Exercise task
Take each line containing "this" and report it exactly as written.

Supplied data
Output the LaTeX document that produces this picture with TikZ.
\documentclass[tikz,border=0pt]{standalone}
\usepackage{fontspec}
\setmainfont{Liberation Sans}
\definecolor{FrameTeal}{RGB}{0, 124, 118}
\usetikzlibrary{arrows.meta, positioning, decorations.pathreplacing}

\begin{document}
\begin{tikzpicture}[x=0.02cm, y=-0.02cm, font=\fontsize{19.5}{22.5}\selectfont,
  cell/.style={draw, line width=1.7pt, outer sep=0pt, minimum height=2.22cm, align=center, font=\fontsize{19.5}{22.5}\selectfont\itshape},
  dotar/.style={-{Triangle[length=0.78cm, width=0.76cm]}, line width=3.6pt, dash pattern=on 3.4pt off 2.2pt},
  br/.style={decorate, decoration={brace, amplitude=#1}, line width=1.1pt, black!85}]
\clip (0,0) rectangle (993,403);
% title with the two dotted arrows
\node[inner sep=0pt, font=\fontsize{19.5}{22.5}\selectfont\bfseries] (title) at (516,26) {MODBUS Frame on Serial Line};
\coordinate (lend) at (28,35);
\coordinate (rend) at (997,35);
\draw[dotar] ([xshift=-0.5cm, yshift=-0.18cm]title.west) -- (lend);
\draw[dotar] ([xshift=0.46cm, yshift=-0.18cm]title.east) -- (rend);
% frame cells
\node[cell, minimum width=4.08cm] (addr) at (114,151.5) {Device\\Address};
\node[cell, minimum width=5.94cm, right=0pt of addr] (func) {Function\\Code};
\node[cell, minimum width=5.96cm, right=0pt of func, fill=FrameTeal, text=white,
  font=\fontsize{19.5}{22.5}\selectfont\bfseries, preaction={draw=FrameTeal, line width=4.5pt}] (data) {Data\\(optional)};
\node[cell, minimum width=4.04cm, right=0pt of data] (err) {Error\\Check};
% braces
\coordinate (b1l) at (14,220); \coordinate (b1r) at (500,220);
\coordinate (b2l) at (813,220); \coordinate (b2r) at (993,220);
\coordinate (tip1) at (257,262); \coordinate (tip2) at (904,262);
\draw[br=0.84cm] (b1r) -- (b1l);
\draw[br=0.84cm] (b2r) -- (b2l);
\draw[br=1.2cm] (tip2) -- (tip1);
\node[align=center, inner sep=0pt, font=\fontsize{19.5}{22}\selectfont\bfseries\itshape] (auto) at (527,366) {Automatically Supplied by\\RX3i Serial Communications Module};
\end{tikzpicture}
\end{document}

--

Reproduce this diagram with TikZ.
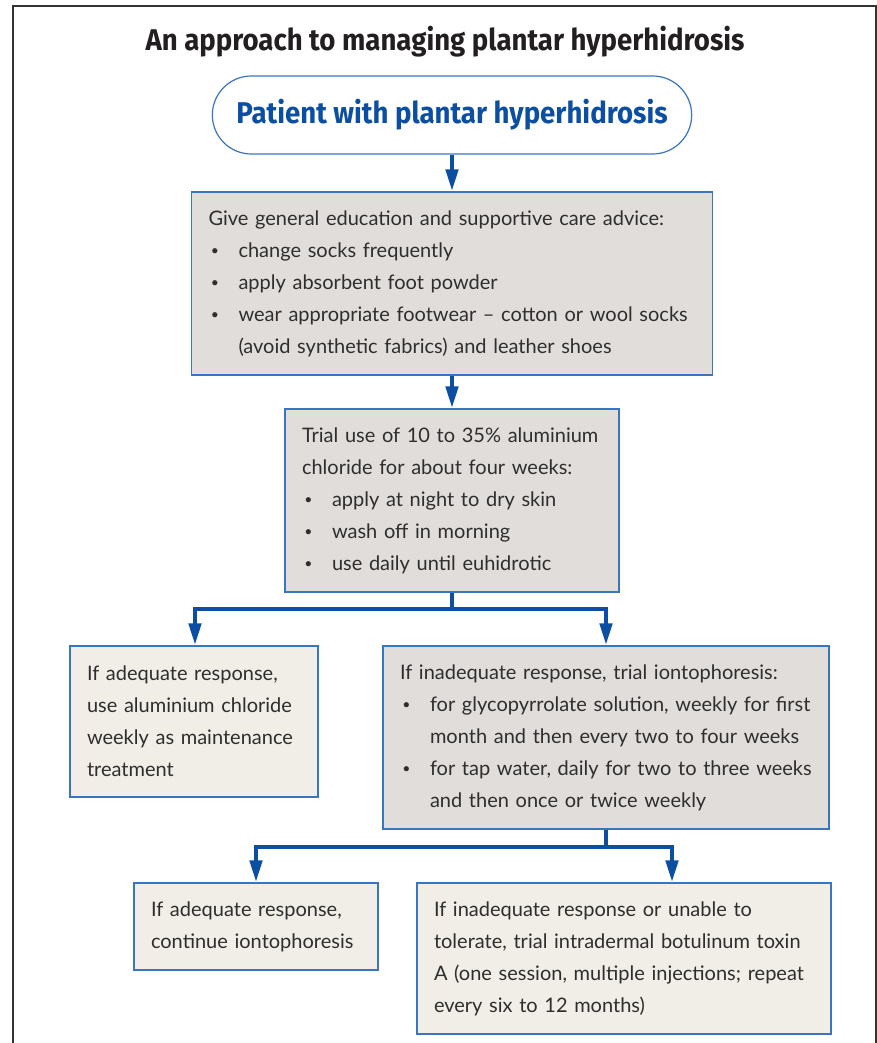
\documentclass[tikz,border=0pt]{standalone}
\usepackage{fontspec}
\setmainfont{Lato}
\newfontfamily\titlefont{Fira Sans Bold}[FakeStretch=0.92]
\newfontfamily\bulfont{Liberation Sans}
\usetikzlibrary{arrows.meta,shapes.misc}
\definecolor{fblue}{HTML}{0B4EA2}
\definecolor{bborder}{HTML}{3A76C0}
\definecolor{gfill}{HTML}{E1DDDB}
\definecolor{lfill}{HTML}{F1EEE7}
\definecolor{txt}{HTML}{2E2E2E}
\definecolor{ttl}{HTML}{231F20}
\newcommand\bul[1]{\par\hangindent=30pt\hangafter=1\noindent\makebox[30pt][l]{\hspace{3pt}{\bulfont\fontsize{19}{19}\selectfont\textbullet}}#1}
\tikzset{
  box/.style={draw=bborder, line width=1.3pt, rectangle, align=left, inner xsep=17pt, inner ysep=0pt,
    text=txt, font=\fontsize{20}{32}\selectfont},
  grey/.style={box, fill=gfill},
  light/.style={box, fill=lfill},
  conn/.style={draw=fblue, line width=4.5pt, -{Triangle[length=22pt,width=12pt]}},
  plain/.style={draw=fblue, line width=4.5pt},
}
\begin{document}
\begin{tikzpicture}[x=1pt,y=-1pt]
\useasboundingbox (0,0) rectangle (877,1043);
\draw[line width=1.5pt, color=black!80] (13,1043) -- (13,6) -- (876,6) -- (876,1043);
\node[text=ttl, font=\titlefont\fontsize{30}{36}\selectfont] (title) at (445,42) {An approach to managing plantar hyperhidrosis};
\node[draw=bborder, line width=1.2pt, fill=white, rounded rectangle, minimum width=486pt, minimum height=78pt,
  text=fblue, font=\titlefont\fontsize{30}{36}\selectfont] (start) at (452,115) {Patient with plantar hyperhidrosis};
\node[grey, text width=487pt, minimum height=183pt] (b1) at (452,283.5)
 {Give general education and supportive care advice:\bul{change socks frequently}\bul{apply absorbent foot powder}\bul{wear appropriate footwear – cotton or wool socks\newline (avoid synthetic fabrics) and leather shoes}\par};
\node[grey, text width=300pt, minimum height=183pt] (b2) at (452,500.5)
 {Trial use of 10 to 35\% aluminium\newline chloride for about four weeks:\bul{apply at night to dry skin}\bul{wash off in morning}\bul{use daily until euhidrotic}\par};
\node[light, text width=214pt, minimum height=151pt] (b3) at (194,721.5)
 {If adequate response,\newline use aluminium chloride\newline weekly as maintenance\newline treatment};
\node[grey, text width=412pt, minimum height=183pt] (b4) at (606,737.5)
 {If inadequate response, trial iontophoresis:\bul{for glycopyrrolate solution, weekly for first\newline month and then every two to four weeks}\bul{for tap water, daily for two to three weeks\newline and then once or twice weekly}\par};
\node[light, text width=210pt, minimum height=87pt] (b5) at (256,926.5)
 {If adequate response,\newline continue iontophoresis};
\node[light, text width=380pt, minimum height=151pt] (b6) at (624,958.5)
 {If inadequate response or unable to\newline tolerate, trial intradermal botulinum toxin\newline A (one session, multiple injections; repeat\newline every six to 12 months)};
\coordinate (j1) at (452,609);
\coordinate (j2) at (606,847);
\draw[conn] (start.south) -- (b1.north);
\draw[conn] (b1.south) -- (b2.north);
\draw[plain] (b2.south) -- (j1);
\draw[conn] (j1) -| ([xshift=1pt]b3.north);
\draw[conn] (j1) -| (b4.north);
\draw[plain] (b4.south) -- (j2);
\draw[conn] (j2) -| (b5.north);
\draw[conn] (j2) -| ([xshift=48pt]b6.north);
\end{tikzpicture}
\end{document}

Solution to the problem
Output the LaTeX document that produces this picture with TikZ.
Reproduce this diagram with TikZ.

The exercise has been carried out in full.